After discovery (discovery is a process by which one party to litigation obtains information from the other party) was conducted in this first appeal, Amec Foster submitted a new certified claim to the contracting officer for monetary relief largely overlapping with its appeal. The contracting officer denied the claim, and Amec Foster appealed. It raised two new theories of recovery: superior knowledge and negligent estimate. Specifically, Amec Foster alleged that NPS knew, or should have known, that the prison was “crumbling ” faster than bidders were told and that the contractor would need to replace more structural beams (and use beams with more extensive shoring) than the statement of work indicated.
NPS argued that Amec’s superior knowledge and negligent estimate claims were barred by the statute of limitations. In NPS’s view, Amec Foster knew, when it began work in January 2012, that the prison’s condition allegedly was not accurately reflected in the solicitation.
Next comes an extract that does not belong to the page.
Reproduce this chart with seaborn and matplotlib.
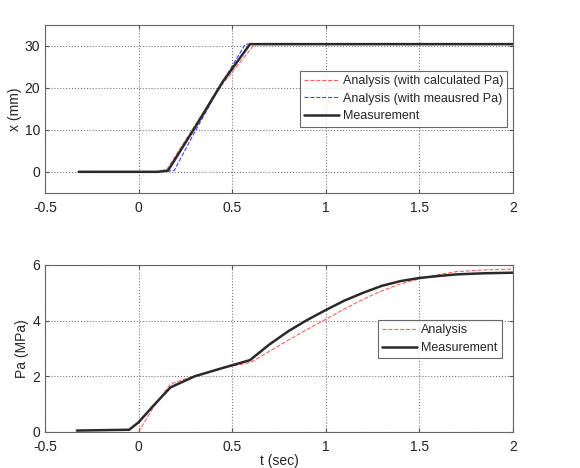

With respect to the superior knowledge claim, NPS further argued that Amec Foster could have established that NPS knew of the prison’s condition simply because NPS owned and operated the facility. And, with respect to the negligent estimate claim, NPS argued that Amec Foster should have discovered misestimates when it was actively engaged in developing a shoring plan in early 2012.
CBCA, however, agreed with Amec Foster, holding that Amec Foster plausibly didn’t have enough information to assert its two new claims before taking discovery in the first appeal. It further refused to accept a more general legal proposition: that a contractor must plead every possible theory when submitting a claim to a contracting officer.
[NPS’s] contention that Amec could have asserted superior knowledge and negligent estimate claims as soon as it started work in 2012 implies that a contractor should consider asserting every conceivable legal theory of relief as soon as it encounters an unforeseen condition. We cannot endorse that view. As [NPS] acknowledges, Amec’s claims at issue here differ in their operative facts from constructive change or differing site conditions claims. . . . A contractor cannot in good faith assert a claim based on withholding of superior knowledge or similarly misleading conduct unless the contractor has a solid evidentiary basis to allege such conduct.
So, if you have claims against the Government, raise theories of recovery that you have facts to support. If, later, you discover facts supporting additional theories, then you may be able to lump those in with your dispute. CBCA doesn’t expect, or even encourage, you to plead every theory under the sun when filing a claim or an appeal. But, of course, if you have facts to support a legal theory, and fail to raise it, you may be barred from raising down the road.